Medway Secure Training Centre (STC) in Kent will hold 40 of Britain's most dangerous young tearaways under controversial "secure training orders" brought in by the Conservatives.
The STCs, run by private companies, were opposed by Labour in opposition as "colleges of crime".
But shortly after taking office, Home Secretary Jack Straw announced he would go ahead with plans to build five of the centres.
He said it would be a waste of public money to cancel them.
But Mr Straw has promised to replace the "secure training orders" with "detention and training orders".
These will put the emphasis on rehabilitation and care, rather than punishment.
There will be higher than normal level of staff at the centres and most of them will have a childcare rather than a penal background.
Inmates at Medway, which is run by Group 4 security, will also have their own cooking and clothes-washing facilities to try to develop self-reliance.
'Retrograde step'
However, some children's and prison groups remain unconvinced.
Children's Society chief executive Ian Sparks said the estimated £5,000 weekly cost of housing each child would be better spent on providing more local authority secure accommodation.

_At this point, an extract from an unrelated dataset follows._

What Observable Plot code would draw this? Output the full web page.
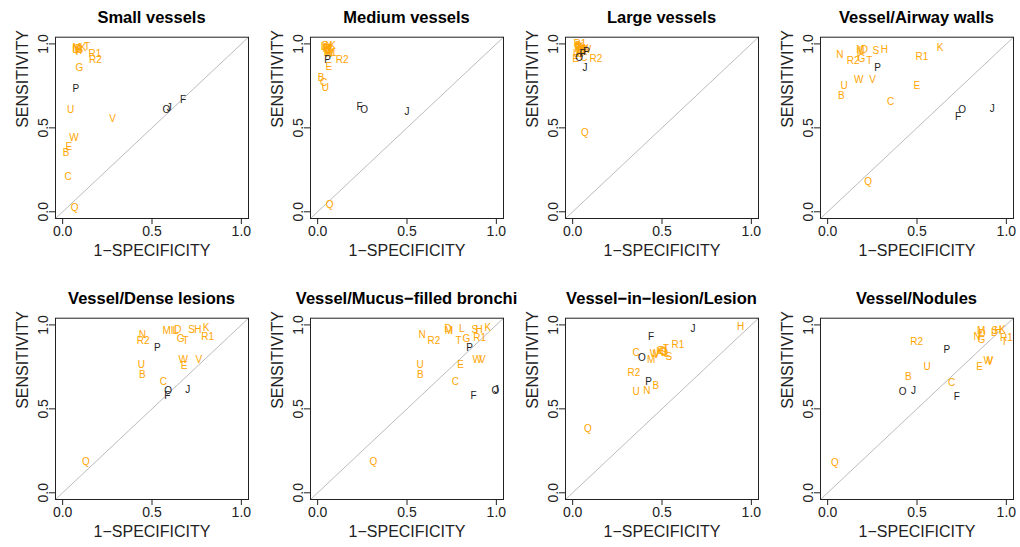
<!DOCTYPE html>
<html>
<head>
<meta charset="utf-8">
<script src="https://cdn.jsdelivr.net/npm/d3@7"></script>
<script src="https://cdn.jsdelivr.net/npm/@observablehq/plot@0.6"></script>
<style>
  html, body { margin: 0; padding: 0; background: #fff; }
  body { width: 1020px; height: 547px; overflow: hidden; font-family: "Liberation Sans", Arial, sans-serif; }
  #grid { position: relative; width: 1020px; height: 547px; }
  .panel { position: absolute; width: 255px; height: 266px; }
  .title { position: absolute; left: 55px; width: 193px; top: 7px; height: 20px; line-height: 20px;
           display: flex; justify-content: center; white-space: nowrap;
           font-weight: bold; font-size: 16.5px; color: #000; }
  .panel svg { position: absolute; left: 0; top: 30px; overflow: visible; }
</style>
</head>
<body>
<div id="grid"></div>
<script>
// ---- data ----
const codes = ["B","C","D","E","F","G","H","I","J","K","L","M","N","O","P","Q","R1","R2","S","T","U","V","W"];
const blackCodes = ["F","J","O","P"];
const titles = ["Small vessels","Medium vessels","Large vessels","Vessel/Airway walls",
                "Vessel/Dense lesions","Vessel/Mucus\u2212filled bronchi","Vessel\u2212in\u2212lesion/Lesion","Vessel/Nodules"];
const xTitle = "1\u2212SPECIFICITY";
const yTitle = "SENSITIVITY";
const tickValues = [0, 0.5, 1];
const axisDomain = [-0.04, 1.04];

// 1-specificity (x) and sensitivity (y), in the order of `codes`
const smallX  = [0.019,0.031,0.089,0.035,0.674,0.093,0.089,0.081,0.596,0.115,0.070,0.078,0.074,0.580,0.074,0.067,0.180,0.183,0.096,0.137,0.044,0.280,0.063];
const smallY  = [0.354,0.206,0.970,0.390,0.670,0.860,0.960,0.954,0.620,0.976,0.964,0.976,0.970,0.606,0.734,0.026,0.940,0.906,0.966,0.984,0.606,0.556,0.440];

const mediumX = [0.019,0.033,0.044,0.063,0.235,0.059,0.063,0.041,0.500,0.083,0.033,0.050,0.056,0.260,0.056,0.067,0.070,0.137,0.067,0.052,0.043,0.074,0.063];
const mediumY = [0.796,0.766,0.990,0.866,0.626,0.960,0.986,0.974,0.596,0.990,0.980,0.970,0.974,0.610,0.904,0.040,0.950,0.906,0.966,0.954,0.736,0.946,0.940];

const largeX  = [0.031,0.063,0.035,0.017,0.056,0.044,0.031,0.028,0.069,0.044,0.041,0.050,0.037,0.037,0.078,0.069,0.040,0.130,0.063,0.050,0.022,0.069,0.078];
const largeY  = [0.990,0.920,0.980,0.914,0.940,0.940,0.970,0.960,0.860,0.980,0.964,0.970,0.950,0.916,0.954,0.470,1.000,0.914,0.966,0.954,0.940,0.970,0.964];

const airwayX = [0.077,0.352,0.206,0.499,0.730,0.189,0.317,0.171,0.921,0.629,0.189,0.183,0.068,0.752,0.279,0.226,0.527,0.143,0.270,0.233,0.092,0.251,0.174];
const airwayY = [0.693,0.653,0.966,0.749,0.568,0.910,0.964,0.950,0.614,0.974,0.960,0.966,0.935,0.608,0.857,0.178,0.921,0.897,0.960,0.897,0.752,0.786,0.786];

const denseX  = [0.446,0.563,0.645,0.680,0.585,0.660,0.756,0.613,0.700,0.803,0.632,0.582,0.446,0.591,0.530,0.130,0.812,0.450,0.721,0.688,0.440,0.762,0.675];
const denseY  = [0.700,0.660,0.972,0.756,0.576,0.920,0.972,0.966,0.616,0.980,0.966,0.966,0.942,0.610,0.862,0.182,0.930,0.906,0.970,0.906,0.760,0.792,0.792];

const mucusX  = [0.574,0.770,0.729,0.800,0.873,0.832,0.903,0.748,1.000,0.953,0.807,0.735,0.585,0.994,0.850,0.312,0.907,0.650,0.879,0.789,0.574,0.921,0.893];
const mucusY  = [0.700,0.660,0.976,0.760,0.576,0.920,0.972,0.966,0.616,0.980,0.976,0.964,0.940,0.610,0.866,0.182,0.926,0.906,0.972,0.906,0.760,0.790,0.790];

const lesionX = [0.466,0.355,0.514,0.495,0.439,0.508,0.940,0.519,0.673,0.486,0.527,0.439,0.415,0.387,0.425,0.085,0.589,0.343,0.538,0.523,0.355,0.467,0.458];
const lesionY = [0.636,0.836,0.832,0.846,0.930,0.840,0.986,0.852,0.976,0.840,0.826,0.792,0.606,0.806,0.662,0.380,0.882,0.716,0.810,0.860,0.600,0.822,0.826];

const noduleX = [0.452,0.694,0.865,0.850,0.722,0.861,0.952,0.848,0.480,0.978,0.930,0.859,0.837,0.420,0.667,0.041,1.000,0.498,0.935,0.989,0.556,0.907,0.898];
const noduleY = [0.693,0.653,0.950,0.752,0.570,0.911,0.966,0.943,0.606,0.970,0.956,0.962,0.931,0.600,0.851,0.180,0.921,0.897,0.962,0.897,0.752,0.782,0.788];

const panelX = [smallX, mediumX, largeX, airwayX, denseX, mucusX, lesionX, noduleX];
const panelY = [smallY, mediumY, largeY, airwayY, denseY, mucusY, lesionY, noduleY];

// ---- drawing ----
const orange = "#FFA500";
const dark = "#222";
const grid = document.getElementById("grid");
const fmt = d3.format(".1f");
const rowTops = [0, 280.5];

titles.forEach((title, i) => {
  const row = Math.floor(i / 4), col = i % 4;
  const rows = codes.map((c, k) => ({code: c, x: panelX[i][k], y: panelY[i][k]}));
  const panel = document.createElement("div");
  panel.className = "panel";
  panel.style.left = (col * 255) + "px";
  panel.style.top = rowTops[row] + "px";
  const t = document.createElement("div");
  t.className = "title";
  t.textContent = title;
  panel.appendChild(t);

  const svg = Plot.plot({
    width: 255,
    height: 236,
    marginTop: 6.7,
    marginBottom: 48,
    marginLeft: 55,
    marginRight: 7,
    x: {domain: axisDomain},
    y: {domain: axisDomain},
    style: {fontFamily: "'Liberation Sans', Arial, sans-serif", color: dark, background: "transparent"},
    marks: [
      Plot.line(axisDomain, {x: d => d, y: d => d, stroke: "#aaaaaa", strokeWidth: 0.8}),
      Plot.frame({stroke: dark, strokeWidth: 1}),
      Plot.axisX({ticks: tickValues, tickFormat: fmt, tickSize: 6, tickPadding: 1.5, fontSize: 14, label: null}),
      Plot.axisY({ticks: tickValues, tickFormat: fmt, tickSize: 6, tickPadding: 1.5, tickRotate: -90, fontSize: 14, label: null}),
      Plot.text([xTitle], {frameAnchor: "bottom", dy: 37, text: d => d, fontSize: 16, fill: dark}),
      Plot.text([yTitle], {frameAnchor: "left", dx: -33, rotate: -90, text: d => d, fontSize: 16, fill: dark}),
      Plot.text(rows.filter(d => !blackCodes.includes(d.code)), {x: "x", y: "y", text: "code", fill: orange, fontSize: 10}),
      Plot.text(rows.filter(d => blackCodes.includes(d.code)), {x: "x", y: "y", text: "code", fill: dark, fontSize: 10})
    ]
  });
  panel.appendChild(svg);
  grid.appendChild(panel);
});
</script>
</body>
</html>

"We are in danger of creating dumping grounds for the children society doesn't know what to do with," he said.
The National Association for the Care and Resettlement of Offenders said the new centres were a "retrograde step".
![[ image: width=150]](/olmedia/75000/images/_78083_Copy_of__78083_TOUGHACTIVITY150.jpg)
NACRO principal officer Paul Cavadino said: "Even institutions with constructive regimes have invariably produced high reconviction rates for juveniles, often increasing rather than reducing their chances of reoffending."
Mr Cavadino said disruptive child offenders should be dealt with near their homes in secure local authority units.
He went on: "Secure training centres are a very expensive option. When all five centres are open the cost will be over £30m a year.
"Spending the same amount on developing intensive supervision programmes in the community would be much more effective in cutting juvenile crime."
Conservative home affairs spokesman James Clappison said: "Labour's policy on the treatment of children and young people in custody constitutes a shameful and dramatic change of mind."
Former Home Secretary Michael Howard brought in the STCs in response to concern about serial young offenders who could not be jailed because of their age.
Before the Secure Training Orders were introduced, children under 15 could only be imprisoned for the most serious crimes like murder and manslaughter.